Let us define a network to be a weighted and directed graph $G = (V,E)$ such that $w(e) \geq 0 \ \forall e \in E$ and $\exists u,v \in V $ such that $s$ is a source (no edges going into $s$), and $t$ is a sink (no edges going out of $t$). Let's assume that all weights are integer valued.
Then, a flow in $G$ is a function $f: E \rightarrow \mathbb{N}$ such that:
- $\forall (u,v) \in E, f(u,v) \leq w(u,v)$
- The flow entering any non-s,t vertex is equal to the flow leaving that vertex.
The max-flow of this network can be found using the Ford-Fulkerson algorithm.
Now consider a slightly modified version of this problem, where vertices also have capacities. In other words, the flow entering/leaving a non-s,t vertex $v$ must be less than or equal to $c(v)$, where $c: V \rightarrow \mathbb{N}$ represents the capacity of that vertex.

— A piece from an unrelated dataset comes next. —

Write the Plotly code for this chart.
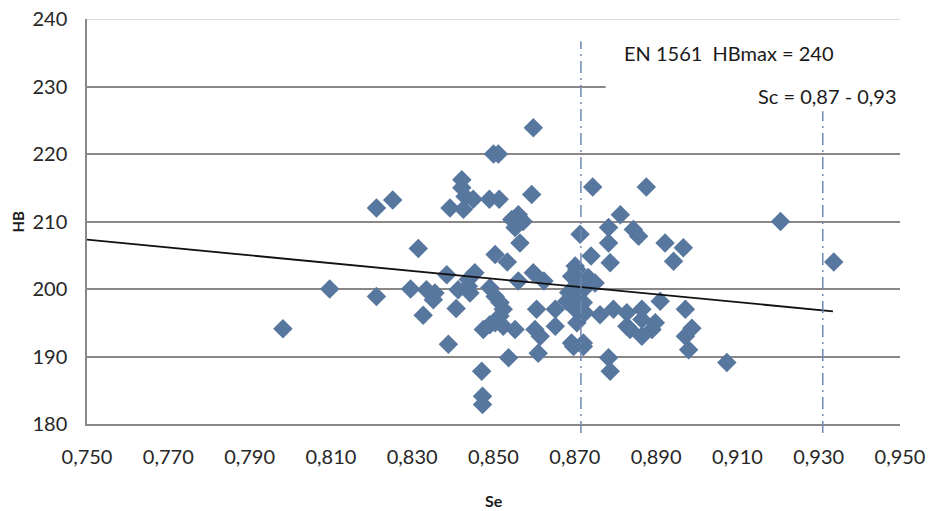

Find a flow of maximum size for this new problem.
My attempt:
It seems pretty intuitive that this problem would be easily solved by replacing all non-s,t vertex $v$ with an edge $(a,b)$ where $a, b$ are two new vertices, such that $w(a,b) = c(v)$. And then any edge that ended at $v$ now ends at $a$, and any edge that started at $v$ now starts at $b$. Then, we can simply use the Ford-Fulkerson algorithm to find the max-flow of this new graph.
The problem is that I have no idea where to begin to formally prove that solving the max-flow problem for this new graph solves it for the original graph (original graph has the weighted vertices).
In other words, I'm not sure how to prove that if $f$ is a max-flow on $G'$ (the new network), then $f$ is also a max-flow on $G$ (the old graph) provided we make the necessary adjustments (e.g. replacing edges back with the original weighted vertex and so on).
What would be a rigorous way of showing this? (Assuming this approach is even correct)
Thank you to Gerry Myerson for the suggestion. My proof was quite lengthy, but the abridged version is to first construct the new network G' as outlined above.
Then, we take $f$ to be a valid arbitrary flow of some size $m$ on $G$, and show that we can construct a valid flow $f'$ on $G'$ that has the same size. We repeat the other direction by taking $f'$ to be a valid arbitrary flow of some size $m$ on $G'$, and again show that we can construct a valid flow $f$ on $G$ with size $m$.
This shows that the size of the maximum flow on $G$ is equal to the max flow on $G'$. Hence, run Ford-Fulkerson on $G'$ to obtain the max-flow for $G$.